Not so today, with the housing price component having been replaced by the
highly subjective and interest rate sensitive, “owners equivalent rent.” Given
the incredible recent run-up in housing prices relative to the modest increase
in rents, this change alone has no doubt reduced CPI measured inflation considerably.
Also, back in the 1970’s the numbers were more unflinchingly accurate. Today,
approximately 60% of the numbers used to calculate the CPI are “hedonically
adjusted,” a concept which allows government statisticians to arbitrarily
reduce price increases based on highly subjective assumptions of improved
quality. At what rate would today’s CPI be increasing if it were still being
calculated using the same methods which existed in the 1970’s?

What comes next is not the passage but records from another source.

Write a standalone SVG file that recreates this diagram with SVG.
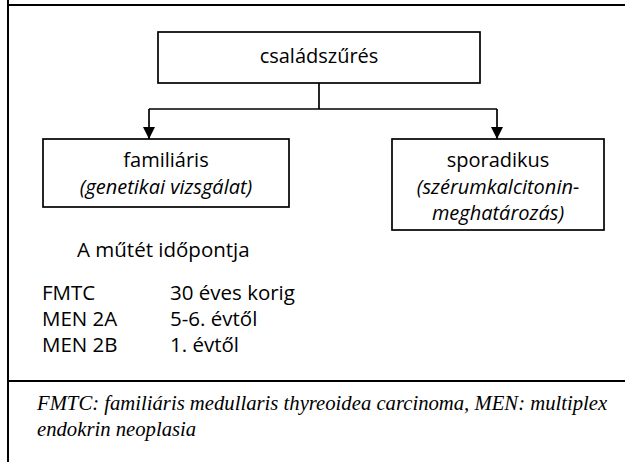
<svg xmlns="http://www.w3.org/2000/svg" width="625" height="462" viewBox="0 0 625 462">
<style>
.frame{stroke:#000;stroke-width:2;fill:none}
.box{fill:#fff;stroke:#000;stroke-width:1.7}
.conn{stroke:#000;stroke-width:1.7;fill:none}
.t{font-family:"Open Sans","Noto Sans",sans-serif;font-size:20px;fill:#000}
.b{font-size:20.5px}
.c{text-anchor:middle}
.i{font-style:italic}
.fn{font-family:"Liberation Serif","Times New Roman",serif;font-style:italic;font-size:20.7px;fill:#000}
</style>
<defs>
<marker id="arr" markerWidth="13" markerHeight="12" refX="12" refY="6" orient="auto" markerUnits="userSpaceOnUse">
<path d="M0,0 L12,6 L0,12 Z" fill="#000"/>
</marker>
</defs>
<g id="frame">
<line class="frame" x1="8" y1="0" x2="8" y2="462"/>
<line class="frame" x1="8" y1="5" x2="625" y2="5"/>
<line class="frame" x1="8" y1="381" x2="625" y2="381"/>
</g>
<g id="connectors">
<line class="conn" x1="319" y1="83" x2="319" y2="109"/>
<line class="conn" x1="149" y1="109" x2="497" y2="109"/>
<line class="conn" x1="149" y1="109" x2="149" y2="139" marker-end="url(#arr)"/>
<line class="conn" x1="497" y1="109" x2="497" y2="139" marker-end="url(#arr)"/>
</g>
<g id="node-csaladszures">
<rect class="box" x="158" y="32" width="322" height="51"/>
<text class="t c" x="319" y="63">családszűrés</text>
</g>
<g id="node-familiaris">
<rect class="box" x="43" y="139" width="246" height="68"/>
<text class="t c" x="166" y="167">familiáris</text>
<text class="t c i" x="166" y="194">(genetikai vizsgálat)</text>
</g>
<g id="node-sporadikus">
<rect class="box" x="392" y="139" width="212" height="91"/>
<text class="t c" x="498" y="167">sporadikus</text>
<text class="t c i" x="498" y="194">(szérumkalcitonin-</text>
<text class="t c i" x="498" y="220">meghatározás)</text>
</g>
<g id="timing">
<text class="t b" x="77" y="257">A műtét időpontja</text>
<text class="t b" x="42" y="300">FMTC</text>
<text class="t b" x="170" y="300">30 éves korig</text>
<text class="t b" x="42" y="326">MEN 2A</text>
<text class="t b" x="170" y="326">5-6. évtől</text>
<text class="t b" x="42" y="352">MEN 2B</text>
<text class="t b" x="170" y="352">1. évtől</text>
</g>
<g id="footnote">
<text class="fn" x="37" y="410">FMTC: familiáris medullaris thyreoidea carcinoma, MEN: multiplex</text>
<text class="fn" x="37" y="436">endokrin neoplasia</text>
</g>
</svg>
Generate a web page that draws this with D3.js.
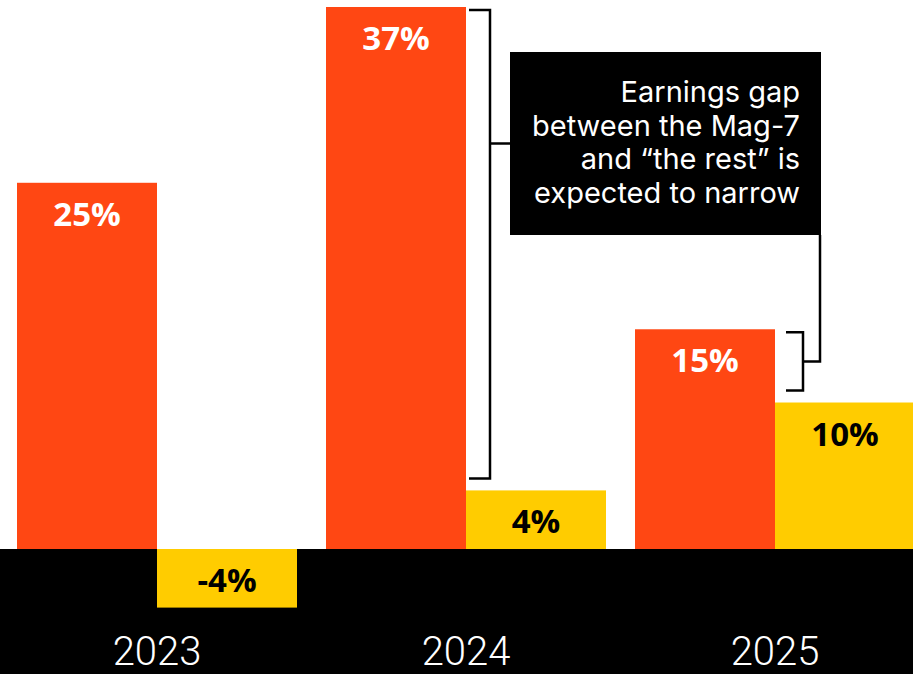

I called the
Department of Labor Statistics, and their spokesperson said that they no
longer keep the methodological formula they used to calculate the CPI 30
years ago, as it is no longer relevant. As the Church lady used to say: “How
convenient!”

Today’s ‘benign” core
CPI is just the cover that Dr. Greenspan, and other newly-converted Fed “hawks” ordered.
They can continue to talk the talk about fighting inflation, knowing that
the “benign” core CPI means they will not have to walk the walk.
In this way, the Fed can have its cake and eat it too, its just that the
rest of us are going to have to pay a lot more for ours.